EXERCISE. Open with the line that has "Rebuild this chart"; close with the line that has "10.12, 9.56, 9.0];". Retype those lines exactly, images excluded.

EXTRACTED RECORDS.
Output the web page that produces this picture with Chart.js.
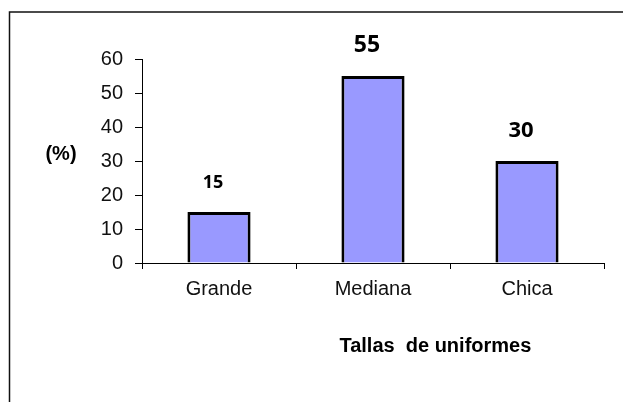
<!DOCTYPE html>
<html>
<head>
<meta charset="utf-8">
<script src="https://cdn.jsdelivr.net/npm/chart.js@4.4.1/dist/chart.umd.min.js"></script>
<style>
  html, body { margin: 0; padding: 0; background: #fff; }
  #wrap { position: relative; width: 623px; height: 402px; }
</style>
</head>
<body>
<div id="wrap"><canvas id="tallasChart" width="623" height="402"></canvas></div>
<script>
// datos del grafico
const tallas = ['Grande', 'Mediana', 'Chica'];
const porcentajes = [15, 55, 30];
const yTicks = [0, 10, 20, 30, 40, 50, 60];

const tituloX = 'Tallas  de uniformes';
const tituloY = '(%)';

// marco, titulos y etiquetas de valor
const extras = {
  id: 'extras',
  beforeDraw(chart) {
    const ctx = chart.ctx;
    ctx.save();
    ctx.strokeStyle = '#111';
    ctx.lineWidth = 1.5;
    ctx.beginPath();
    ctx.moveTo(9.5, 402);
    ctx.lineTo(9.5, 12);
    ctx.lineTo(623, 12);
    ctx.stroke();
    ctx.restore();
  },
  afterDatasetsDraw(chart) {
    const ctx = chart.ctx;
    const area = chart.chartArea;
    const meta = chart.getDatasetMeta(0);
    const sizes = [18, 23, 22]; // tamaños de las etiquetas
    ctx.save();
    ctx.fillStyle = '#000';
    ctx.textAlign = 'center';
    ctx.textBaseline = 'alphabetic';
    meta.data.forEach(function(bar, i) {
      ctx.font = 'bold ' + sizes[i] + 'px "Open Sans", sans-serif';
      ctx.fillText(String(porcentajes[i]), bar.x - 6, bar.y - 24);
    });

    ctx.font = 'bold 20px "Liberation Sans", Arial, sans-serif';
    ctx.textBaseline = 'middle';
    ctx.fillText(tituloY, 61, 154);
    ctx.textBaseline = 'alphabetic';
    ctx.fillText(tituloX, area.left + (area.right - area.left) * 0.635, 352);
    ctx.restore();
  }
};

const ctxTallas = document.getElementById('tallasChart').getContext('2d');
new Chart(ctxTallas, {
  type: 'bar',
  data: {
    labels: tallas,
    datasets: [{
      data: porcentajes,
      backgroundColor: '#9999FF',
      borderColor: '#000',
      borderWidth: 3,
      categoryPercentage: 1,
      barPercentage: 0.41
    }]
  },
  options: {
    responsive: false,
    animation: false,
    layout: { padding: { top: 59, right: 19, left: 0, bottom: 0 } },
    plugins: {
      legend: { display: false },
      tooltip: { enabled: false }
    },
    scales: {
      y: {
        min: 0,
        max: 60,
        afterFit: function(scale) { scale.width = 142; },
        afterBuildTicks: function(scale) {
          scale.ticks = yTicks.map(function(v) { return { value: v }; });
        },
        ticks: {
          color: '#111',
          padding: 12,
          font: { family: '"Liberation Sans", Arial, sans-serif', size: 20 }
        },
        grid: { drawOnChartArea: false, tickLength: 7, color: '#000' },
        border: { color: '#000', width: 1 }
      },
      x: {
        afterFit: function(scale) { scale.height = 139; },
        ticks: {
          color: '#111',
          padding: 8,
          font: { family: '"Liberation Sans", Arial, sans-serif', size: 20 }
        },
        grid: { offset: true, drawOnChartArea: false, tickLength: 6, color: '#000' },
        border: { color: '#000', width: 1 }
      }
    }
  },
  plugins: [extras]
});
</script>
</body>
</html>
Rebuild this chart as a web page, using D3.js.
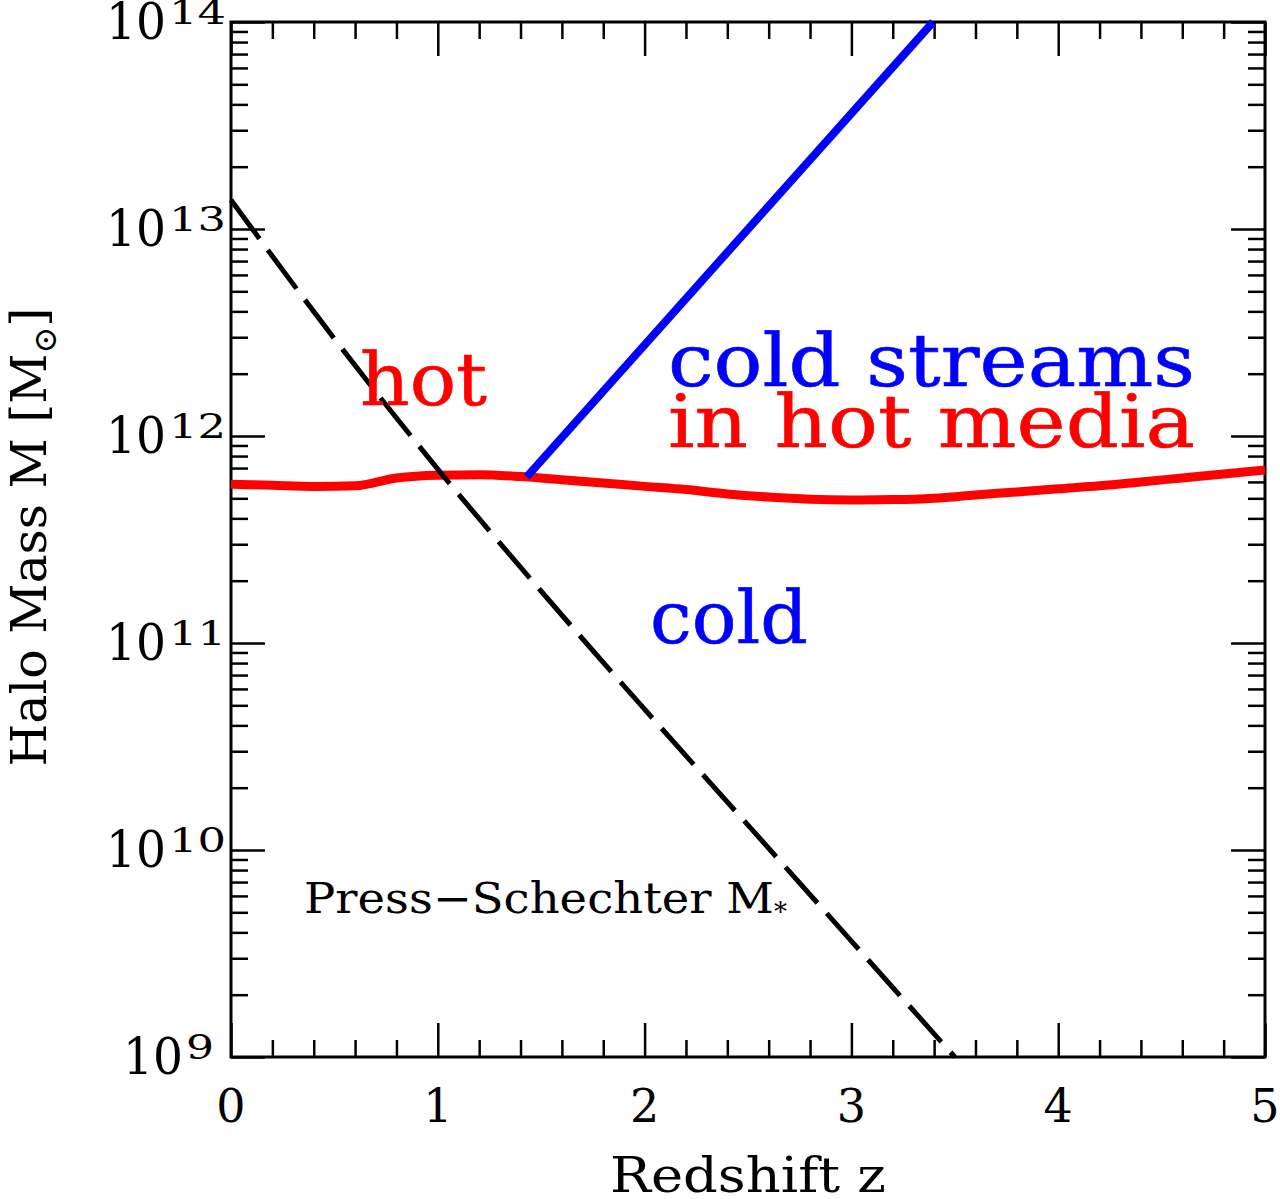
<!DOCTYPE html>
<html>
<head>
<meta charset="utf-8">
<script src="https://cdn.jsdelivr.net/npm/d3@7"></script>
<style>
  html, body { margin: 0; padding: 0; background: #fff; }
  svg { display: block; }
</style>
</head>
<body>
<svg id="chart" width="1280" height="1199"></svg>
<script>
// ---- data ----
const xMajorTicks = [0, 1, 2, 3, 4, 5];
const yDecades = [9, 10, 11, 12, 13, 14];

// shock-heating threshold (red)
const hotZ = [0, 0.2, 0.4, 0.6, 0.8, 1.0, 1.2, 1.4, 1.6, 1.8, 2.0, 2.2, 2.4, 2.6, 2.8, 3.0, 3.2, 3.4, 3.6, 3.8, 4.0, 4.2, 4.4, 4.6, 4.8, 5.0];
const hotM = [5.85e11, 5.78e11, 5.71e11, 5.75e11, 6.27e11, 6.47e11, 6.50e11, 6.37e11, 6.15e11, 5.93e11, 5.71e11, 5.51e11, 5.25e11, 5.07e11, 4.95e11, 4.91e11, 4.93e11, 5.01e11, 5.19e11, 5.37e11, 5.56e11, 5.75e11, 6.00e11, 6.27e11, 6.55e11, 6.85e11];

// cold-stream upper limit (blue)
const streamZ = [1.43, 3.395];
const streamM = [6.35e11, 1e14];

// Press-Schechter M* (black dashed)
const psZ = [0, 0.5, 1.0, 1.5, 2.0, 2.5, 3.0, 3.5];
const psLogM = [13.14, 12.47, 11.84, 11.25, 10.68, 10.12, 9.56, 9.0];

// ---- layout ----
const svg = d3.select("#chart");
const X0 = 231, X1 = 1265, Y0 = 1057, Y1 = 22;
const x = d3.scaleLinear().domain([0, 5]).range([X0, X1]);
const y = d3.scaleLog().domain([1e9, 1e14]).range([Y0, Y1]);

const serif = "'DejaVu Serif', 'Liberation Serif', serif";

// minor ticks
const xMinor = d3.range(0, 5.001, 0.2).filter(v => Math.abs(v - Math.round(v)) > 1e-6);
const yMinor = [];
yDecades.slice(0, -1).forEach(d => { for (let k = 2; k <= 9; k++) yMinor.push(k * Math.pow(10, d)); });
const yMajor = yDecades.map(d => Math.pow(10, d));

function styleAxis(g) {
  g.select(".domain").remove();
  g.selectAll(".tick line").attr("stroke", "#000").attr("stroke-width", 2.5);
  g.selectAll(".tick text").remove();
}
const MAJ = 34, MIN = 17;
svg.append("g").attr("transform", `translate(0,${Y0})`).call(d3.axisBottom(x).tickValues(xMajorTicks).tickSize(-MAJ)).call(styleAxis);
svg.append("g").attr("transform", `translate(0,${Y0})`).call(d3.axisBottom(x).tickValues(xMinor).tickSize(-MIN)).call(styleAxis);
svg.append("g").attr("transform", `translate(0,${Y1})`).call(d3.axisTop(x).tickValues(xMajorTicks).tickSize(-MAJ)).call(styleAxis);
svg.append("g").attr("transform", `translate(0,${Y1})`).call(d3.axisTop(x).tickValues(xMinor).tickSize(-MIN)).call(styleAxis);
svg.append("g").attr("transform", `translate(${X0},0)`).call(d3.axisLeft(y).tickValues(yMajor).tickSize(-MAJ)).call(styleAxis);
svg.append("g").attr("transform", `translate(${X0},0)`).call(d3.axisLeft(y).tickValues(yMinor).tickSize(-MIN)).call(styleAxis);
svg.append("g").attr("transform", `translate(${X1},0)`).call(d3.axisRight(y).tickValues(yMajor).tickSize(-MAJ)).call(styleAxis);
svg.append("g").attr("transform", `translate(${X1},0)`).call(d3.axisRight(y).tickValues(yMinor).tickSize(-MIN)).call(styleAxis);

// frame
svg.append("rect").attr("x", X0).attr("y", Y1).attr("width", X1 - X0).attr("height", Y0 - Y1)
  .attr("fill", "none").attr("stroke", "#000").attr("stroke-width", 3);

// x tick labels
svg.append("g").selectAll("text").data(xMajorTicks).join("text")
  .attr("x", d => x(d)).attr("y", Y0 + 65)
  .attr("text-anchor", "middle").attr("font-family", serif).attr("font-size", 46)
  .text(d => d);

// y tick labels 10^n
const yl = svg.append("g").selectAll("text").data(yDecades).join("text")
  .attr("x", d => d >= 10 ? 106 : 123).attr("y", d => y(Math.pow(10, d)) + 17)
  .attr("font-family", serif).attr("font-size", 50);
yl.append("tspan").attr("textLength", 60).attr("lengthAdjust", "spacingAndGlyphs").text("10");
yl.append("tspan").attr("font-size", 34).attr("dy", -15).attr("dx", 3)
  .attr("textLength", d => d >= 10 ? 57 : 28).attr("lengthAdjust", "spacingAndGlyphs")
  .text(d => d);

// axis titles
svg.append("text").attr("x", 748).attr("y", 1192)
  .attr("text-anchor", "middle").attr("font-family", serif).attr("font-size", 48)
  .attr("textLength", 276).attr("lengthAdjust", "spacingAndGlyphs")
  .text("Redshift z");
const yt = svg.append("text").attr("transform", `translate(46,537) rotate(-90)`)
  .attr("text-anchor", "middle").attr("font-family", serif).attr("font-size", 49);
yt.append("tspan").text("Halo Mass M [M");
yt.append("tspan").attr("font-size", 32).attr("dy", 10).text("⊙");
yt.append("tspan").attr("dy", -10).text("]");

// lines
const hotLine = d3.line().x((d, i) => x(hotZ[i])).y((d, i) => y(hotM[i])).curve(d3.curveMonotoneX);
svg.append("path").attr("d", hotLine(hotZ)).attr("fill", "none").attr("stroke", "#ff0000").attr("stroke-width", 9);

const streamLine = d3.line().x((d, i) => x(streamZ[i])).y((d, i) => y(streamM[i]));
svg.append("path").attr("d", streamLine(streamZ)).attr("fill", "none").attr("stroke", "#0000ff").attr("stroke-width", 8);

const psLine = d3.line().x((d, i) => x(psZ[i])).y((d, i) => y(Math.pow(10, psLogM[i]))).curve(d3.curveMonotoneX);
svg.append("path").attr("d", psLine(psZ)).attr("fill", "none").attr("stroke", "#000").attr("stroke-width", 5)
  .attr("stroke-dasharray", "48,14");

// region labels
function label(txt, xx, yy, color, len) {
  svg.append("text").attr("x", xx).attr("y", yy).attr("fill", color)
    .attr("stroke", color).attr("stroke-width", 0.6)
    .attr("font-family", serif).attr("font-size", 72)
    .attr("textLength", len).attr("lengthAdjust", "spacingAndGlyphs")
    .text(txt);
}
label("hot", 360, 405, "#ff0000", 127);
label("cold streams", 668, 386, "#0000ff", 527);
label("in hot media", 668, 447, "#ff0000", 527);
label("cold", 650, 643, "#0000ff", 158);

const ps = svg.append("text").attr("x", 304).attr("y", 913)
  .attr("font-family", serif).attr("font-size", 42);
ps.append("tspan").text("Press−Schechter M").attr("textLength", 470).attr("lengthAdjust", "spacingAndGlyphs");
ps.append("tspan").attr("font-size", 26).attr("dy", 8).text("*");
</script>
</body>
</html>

RESULT OF THE EXERCISE.
Rebuild this chart as a web page, using D3.js.
<!DOCTYPE html>
<html>
<head>
<meta charset="utf-8">
<script src="https://cdn.jsdelivr.net/npm/d3@7"></script>
<style>
  html, body { margin: 0; padding: 0; background: #fff; }
  svg { display: block; }
</style>
</head>
<body>
<svg id="chart" width="1280" height="1199"></svg>
<script>
// ---- data ----
const xMajorTicks = [0, 1, 2, 3, 4, 5];
const yDecades = [9, 10, 11, 12, 13, 14];

// shock-heating threshold (red)
const hotZ = [0, 0.2, 0.4, 0.6, 0.8, 1.0, 1.2, 1.4, 1.6, 1.8, 2.0, 2.2, 2.4, 2.6, 2.8, 3.0, 3.2, 3.4, 3.6, 3.8, 4.0, 4.2, 4.4, 4.6, 4.8, 5.0];
const hotM = [5.85e11, 5.78e11, 5.71e11, 5.75e11, 6.27e11, 6.47e11, 6.50e11, 6.37e11, 6.15e11, 5.93e11, 5.71e11, 5.51e11, 5.25e11, 5.07e11, 4.95e11, 4.91e11, 4.93e11, 5.01e11, 5.19e11, 5.37e11, 5.56e11, 5.75e11, 6.00e11, 6.27e11, 6.55e11, 6.85e11];

// cold-stream upper limit (blue)
const streamZ = [1.43, 3.395];
const streamM = [6.35e11, 1e14];

// Press-Schechter M* (black dashed)
const psZ = [0, 0.5, 1.0, 1.5, 2.0, 2.5, 3.0, 3.5];
const psLogM = [13.14, 12.47, 11.84, 11.25, 10.68, 10.12, 9.56, 9.0];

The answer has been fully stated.